The GAMPL Procedure

Dispersion Parameter

Some distribution families (Gaussian, gamma, inverse Gaussian, and negative binomial) have a dispersion parameter that you can specify in the DISPERSION= option in the MODEL statement or you can estimate from the data. The following three suboptions for the SCALE= option in the MODEL statement correspond to three ways to estimate the dispersion parameter:

DEVIANCE

estimates the dispersion parameter by the deviance, given the regression parameter estimates:

\[ \hat{\phi } = \frac{\sum _ i D_ i(y_ i,\mu _ i)}{n-\mathrm{df}} \]
MLE

estimates the dispersion parameter by maximizing the penalized likelihood, given the regression parameter estimates:

\[ \hat{\phi } = \underset {\phi }{\operatorname {argmax}}~ \ell _ p(\hat{\bbeta },\phi ) \]

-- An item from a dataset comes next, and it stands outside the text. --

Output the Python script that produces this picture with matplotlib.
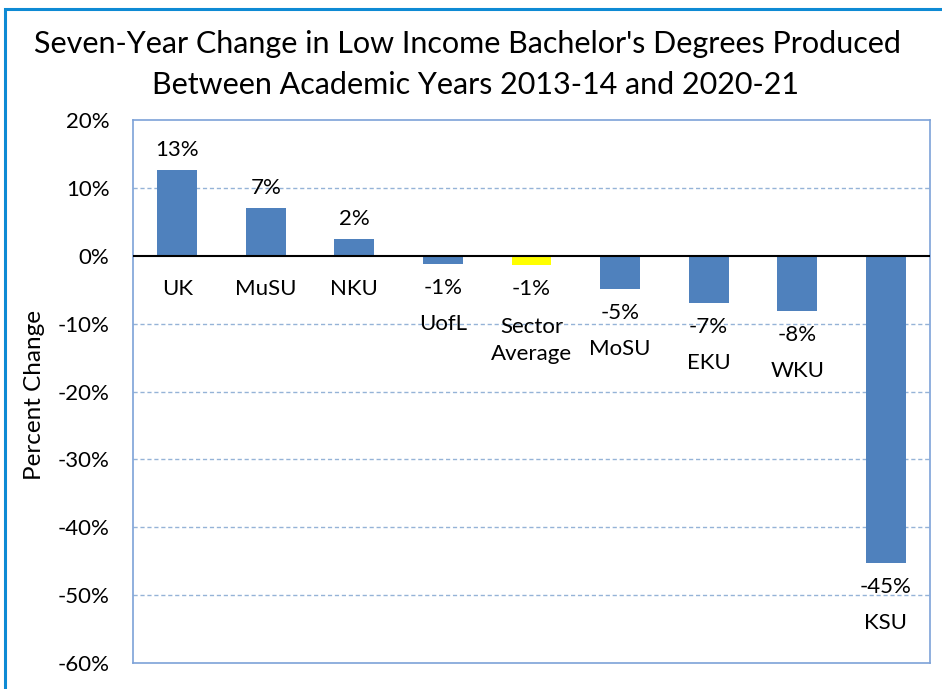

The MLE option is the only option that you can use to estimate the dispersion parameter for the negative binomial distribution.

PEARSON

estimates the dispersion parameter by Pearson’s statistic, given the regression parameter estimates:

\[ \hat{\phi } = \frac{\sum _ i \omega _ i(y_ i-\mu _ i)^2/\nu _ i}{n-\mathrm{df}} \]

If the dispersion parameter is estimated, it contributes one additional degree of freedom to the fitted model.